A fall twist on the Old Fashioned cocktail
THE AUTUMN OLD FASHIONED
“The word ‘cocktail’ … remains one of the most elusive in the language.”
-from the book “Straight Up or On the Rocks” by William Grimes
This Autumn Old Fashioned is a great treat for your fall parties.
1.5 oz to 2 oz spirit (we chose a bright rye, but barrel-aged rum and Japanese whisky do quite well for this season as well)
.25 oz to .5 oz maple syrup (or: demerara syrup)
2 to 4 dashes Pumpkin bitters (these are distilled and made from scratch from organic pumpkins and many fall herbs and spices by Workhorse Rye)
Optional: 1-2 dashes of Salted Cacao Bitters or another bitters with pronounced baking spices
Add liquid to mixing glass, then add ice, stir for 15 to 30 seconds. Pour into chilled glass with a big cube or a few one-inch cubes.
Optional: grate a dash of fresh nutmeg and express lemon.
WHAT IS AN OLD FASHIONED COCKTAIL?
The first known published definition of the Cocktail as its own beverage appeared in an editorial response in a Hudson Valley, NY weekly newspaper in 1806. It responded to a reader’s inquiry about what a cocktail was: “Cocktail is a stimulating liquor, composed of spirits of any kind, sugar, water, and bitters.”
The modern assumption for an Old Fashioned is rye or Bourbon, sugar, aromatic bitters, stirred in ice and strained over fresh ice, with the occasional garnish of choice such as an expressed orange peel or cherry. The drink has been consumed in this form for well over a century no doubt, and is now so ubiquitous that many people don’t know how non-specific the drink started: make any spirit more well rounded and quaffable with any type of sugar and dense botanical tinctures, and then dilute it with water or ice to approach the alcohol content of a glass of wine or sherry. Before the late 1800s this drink was called simply “cocktail”, and after that period as bartending and cocktails evolved, it was known as a simple go-to, like the Old-Fashioned folks liked.

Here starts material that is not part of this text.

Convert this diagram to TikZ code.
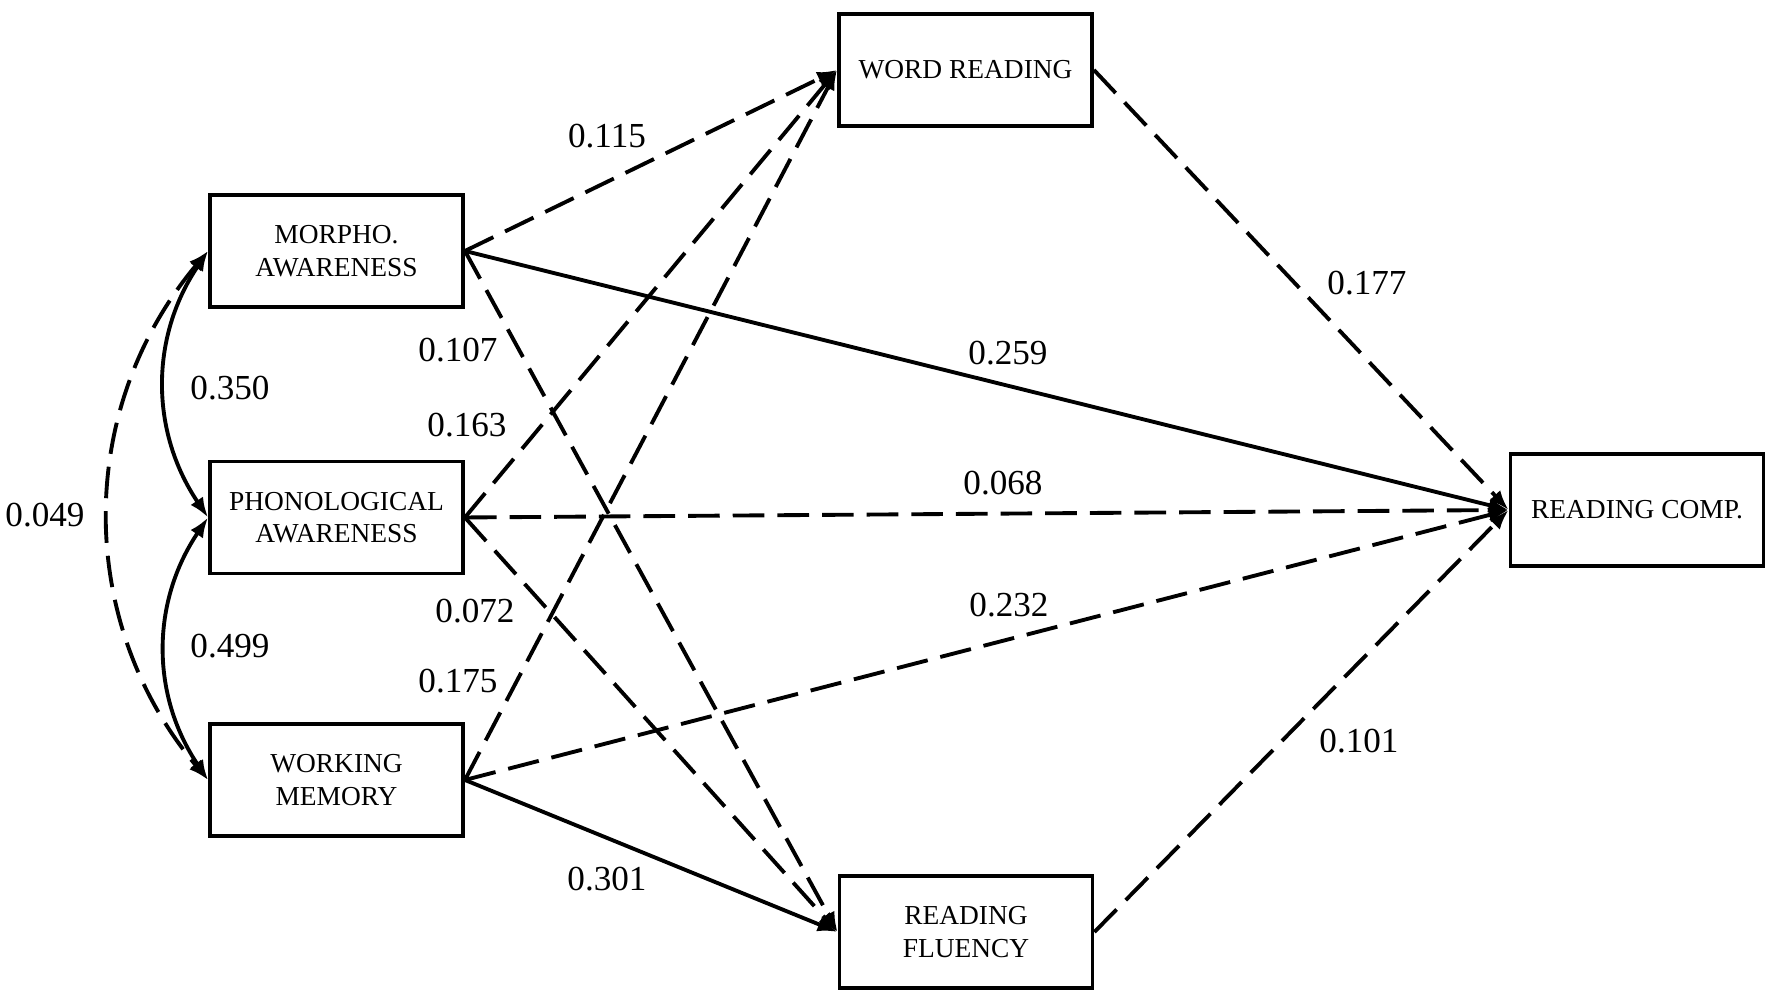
\documentclass[tikz,border=0pt]{standalone}
\usepackage{fontspec}
\setmainfont{Liberation Serif}
\usetikzlibrary{arrows.meta}

\begin{document}
\begin{tikzpicture}[
	box/.style={draw,line width=1.1pt,minimum width=2.53cm,minimum height=1.12cm,align=center,inner sep=1pt,font=\fontsize{7.8}{9.2}\selectfont},
	eff/.style={line width=1.1pt,-{Latex[length=2mm,width=1.5mm]}},
	both/.style={line width=1.1pt,{Latex[length=2mm,width=1.5mm]}-{Latex[length=2mm,width=1.5mm]}},
	broken/.style={dash pattern=on 9pt off 3.7pt},
	coef/.style={font=\fontsize{10}{12}\selectfont,inner sep=0pt}
	]
						\useasboundingbox (0,0) rectangle (17.72,10);
						\node[box] (morph) at (3.365,7.49) {MORPHO.\\AWARENESS};
						\node[box] (phon) at (3.365,4.825) {PHONOLOGICAL\\AWARENESS};
						\node[box] (wm) at (3.365,2.20) {WORKING\\MEMORY};
						\node[box] (word) at (9.655,9.30) {WORD READING};
						\node[box] (flu) at (9.66,0.68) {READING\\FLUENCY};
						\node[box] (comp) at (16.37,4.90) {READING COMP.};
						\draw[eff,broken] (morph.east)--(word.west);
						\draw[eff] (morph.east)--(comp.west);
						\draw[eff,broken] (morph.east)--(flu.west);
						\draw[eff,broken] (phon.east)--(word.west);
						\draw[eff,broken] (phon.east)--(comp.west);
						\draw[eff,broken] (phon.east)--(flu.west);
						\draw[eff,broken] (wm.east)--(word.west);
						\draw[eff,broken] (wm.east)--(comp.west);
						\draw[eff] (wm.east)--(flu.west);
						\draw[eff,broken] (word.east)--(comp.west);
						\draw[eff,broken] (flu.east)--(comp.west);
						\draw[both] (morph.west) to[bend right=34] (phon.west);
						\draw[both] (phon.west) to[bend right=34] (wm.west);
						\draw[both,broken] (morph.west) to[bend right=40] (wm.west);
						\node[coef] (c115) at (6.07,8.64) {0.115};
						\node[coef] (c177) at (13.67,7.17) {0.177};
						\node[coef] (c259) at (10.08,6.47) {0.259};
						\node[coef] (c107) at (4.58,6.50) {0.107};
						\node[coef] (c350) at (2.30,6.12) {0.350};
						\node[coef] (c163) at (4.67,5.75) {0.163};
						\node[coef] (c068) at (10.03,5.17) {0.068};
						\node[coef] (c049) at (0.45,4.85) {0.049};
						\node[coef] (c072) at (4.75,3.89) {0.072};
						\node[coef] (c232) at (10.09,3.95) {0.232};
						\node[coef] (c499) at (2.30,3.54) {0.499};
						\node[coef] (c175) at (4.58,3.19) {0.175};
						\node[coef] (c101) at (13.59,2.59) {0.101};
						\node[coef] (c301) at (6.07,1.21) {0.301};
					\end{tikzpicture}
\end{document}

SELECTING THE INGREDIENTS FOR THE AUTUMN OLD FASHIONED
With this fall iteration of the Old Fashioned, we focus on savory flavors from an organic spicy rye-Workhorse Rye whiskey grown and distilled in California with a focus on sustainable agriculture. This whiskey is rustic, and one could argue (such as the author who makes it) that it is a better example of what an Old Fashioned would have tasted like pre-industrial agriculture. Since this whiskey is aged in a used cask like Scotch rather than new like Bourbon, there is less sugar in the spirit. This allows the grain to be the focus as well as some room to use maple as sweetener without it becoming too rich and cloying. The bitters add a fresh herbaceous harvest aroma from real pumpkin and artichoke leaf, as well as the baking spices that we’re used to in fall drinks but they don’t steal the show. Every ingredient should sing and be noted without it getting muddy. If you want a stiff drink, go for 2 oz of a barrel aged spirit and don’t over stir. If you’d like refreshment then pick a brighter spirit like Pisco or Gin or Bacanora, and add more ice to lengthen.
Bitters are many plant tinctures that come together to form the intriguing backbone of a cocktail, the same way a spice or herb blend does for a dish. There is acidity or tannin in wine to balance the sugar of a grape, and there are hops in beer to balance the richness of barley malt sugar. So the bitters and sugar bring balance to the sting of a spirit, the idea is to make a whole spectrum in a glass starting with a distilled spirit.
Collecting the ingredients and tools online:
Bar tools and ice molds… UmamiMart.com
ENJOY THE THE AUTUMN OLD FASHIONED? HERE’S FURTHER READING…
There’s a historian and consummate author named David Wondrich; he is a modern patron saint of cocktail knowledge and historical expertise as far as bartenders are concerned. He digs-like no one else-through very old newspapers, abandoned libraries, etc., to ascertain exactly why and how we drink certain drinks, who possibly invented them, and when they manifested. I bring this information to readers to demonstrate that cocktail history is exactly as you’d expect: collaborative, ever-evolving, and… sometimes foggy. “The history of the cocktail—has (perhaps not surprisingly) always been like this: heady with false leads and spiked with treacherous maybes.”